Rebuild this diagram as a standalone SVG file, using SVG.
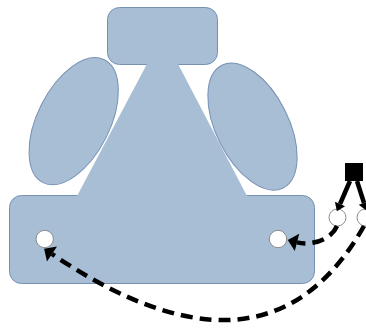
<svg xmlns="http://www.w3.org/2000/svg" width="366" height="328" viewBox="0 0 366 328">
  <style>
    .body { fill: #a8bed5; stroke: #7690b4; stroke-width: 1; }
    .fillonly { fill: #a8bed5; stroke: none; }
    .hole { fill: #ffffff; stroke: #8a8a8a; stroke-width: 1; }
    .dash { fill: none; stroke: #000000; stroke-width: 4.5; stroke-dasharray: 12 7; }
    .solid { fill: none; stroke: #000000; stroke-width: 4.5; }
  </style>
  <defs>
    <marker id="bigHead" markerUnits="userSpaceOnUse" markerWidth="10" markerHeight="18" refX="0" refY="9" orient="auto" overflow="visible">
      <path d="M0,0 L9.5,9 L0,18 z" fill="#000000"/>
    </marker>
    <marker id="smallHead" markerUnits="userSpaceOnUse" markerWidth="8" markerHeight="11" refX="0" refY="5.5" orient="auto" overflow="visible">
      <path d="M0,0 L8,5.5 L0,11 z" fill="#000000"/>
    </marker>
  </defs>

  <g id="main-body">
    <rect class="body" x="107.5" y="7.5" width="110" height="57" rx="12" ry="12"/>
    <rect class="body" x="9.5" y="195.5" width="305" height="88" rx="12" ry="12"/>
    <polygon class="fillonly" points="148,62 177,62 247.5,197 76.5,197"/>
  </g>
  <g id="left-ellipse">
    <ellipse class="body" cx="73.7" cy="121.2" rx="36.3" ry="68.6" transform="rotate(26.5 73.7 121.2)"/>
  </g>
  <g id="right-ellipse">
    <ellipse class="body" cx="252.5" cy="126.6" rx="36.3" ry="68.6" transform="rotate(-26.5 252.5 126.6)"/>
  </g>
  <g id="left-hole">
    <circle class="hole" cx="44.7" cy="239" r="8.7"/>
  </g>
  <g id="right-hole">
    <circle class="hole" cx="278" cy="239" r="8.7"/>
  </g>
  <g id="source-square">
    <rect x="345" y="163" width="18" height="18" fill="#000000"/>
  </g>
  <g id="out-circle-left">
    <circle class="hole" cx="337.5" cy="217.5" r="8.5"/>
  </g>
  <g id="out-circle-right">
    <circle class="hole" cx="365.5" cy="217.5" r="8.5"/>
  </g>

  <g id="connectors">
    <path class="solid" d="M350,181 L340,204" marker-end="url(#smallHead)"/>
    <path class="solid" d="M357,181 L364,203" marker-end="url(#smallHead)"/>
    <path class="dash" d="M337,226 C331,240 311,246 297,242.4" marker-end="url(#bigHead)"/>
    <path class="dash" d="M364,226 C312.5,317 222,369 52,254" marker-end="url(#bigHead)"/>
  </g>
</svg>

▬▬▬

_PROBLEM TO WORK ON_: Go through the listing above and quote it exactly, apart from its images.

_ANSWER FOR THE TASK_:
Rebuild this diagram as a standalone SVG file, using SVG.
<svg xmlns="http://www.w3.org/2000/svg" width="366" height="328" viewBox="0 0 366 328">
  <style>
    .body { fill: #a8bed5; stroke: #7690b4; stroke-width: 1; }
    .fillonly { fill: #a8bed5; stroke: none; }
    .hole { fill: #ffffff; stroke: #8a8a8a; stroke-width: 1; }
    .dash { fill: none; stroke: #000000; stroke-width: 4.5; stroke-dasharray: 12 7; }
    .solid { fill: none; stroke: #000000; stroke-width: 4.5; }
  </style>
  <defs>
    <marker id="bigHead" markerUnits="userSpaceOnUse" markerWidth="10" markerHeight="18" refX="0" refY="9" orient="auto" overflow="visible">
      <path d="M0,0 L9.5,9 L0,18 z" fill="#000000"/>
    </marker>
    <marker id="smallHead" markerUnits="userSpaceOnUse" markerWidth="8" markerHeight="11" refX="0" refY="5.5" orient="auto" overflow="visible">
      <path d="M0,0 L8,5.5 L0,11 z" fill="#000000"/>
    </marker>
  </defs>

  <g id="main-body">
    <rect class="body" x="107.5" y="7.5" width="110" height="57" rx="12" ry="12"/>
    <rect class="body" x="9.5" y="195.5" width="305" height="88" rx="12" ry="12"/>
    <polygon class="fillonly" points="148,62 177,62 247.5,197 76.5,197"/>
  </g>
  <g id="left-ellipse">
    <ellipse class="body" cx="73.7" cy="121.2" rx="36.3" ry="68.6" transform="rotate(26.5 73.7 121.2)"/>
  </g>
  <g id="right-ellipse">
    <ellipse class="body" cx="252.5" cy="126.6" rx="36.3" ry="68.6" transform="rotate(-26.5 252.5 126.6)"/>
  </g>
  <g id="left-hole">
    <circle class="hole" cx="44.7" cy="239" r="8.7"/>
  </g>
  <g id="right-hole">
    <circle class="hole" cx="278" cy="239" r="8.7"/>
  </g>
  <g id="source-square">
    <rect x="345" y="163" width="18" height="18" fill="#000000"/>
  </g>
  <g id="out-circle-left">
    <circle class="hole" cx="337.5" cy="217.5" r="8.5"/>
  </g>
  <g id="out-circle-right">
    <circle class="hole" cx="365.5" cy="217.5" r="8.5"/>
  </g>

  <g id="connectors">
    <path class="solid" d="M350,181 L340,204" marker-end="url(#smallHead)"/>
    <path class="solid" d="M357,181 L364,203" marker-end="url(#smallHead)"/>
    <path class="dash" d="M337,226 C331,240 311,246 297,242.4" marker-end="url(#bigHead)"/>
    <path class="dash" d="M364,226 C312.5,317 222,369 52,254" marker-end="url(#bigHead)"/>
  </g>
</svg>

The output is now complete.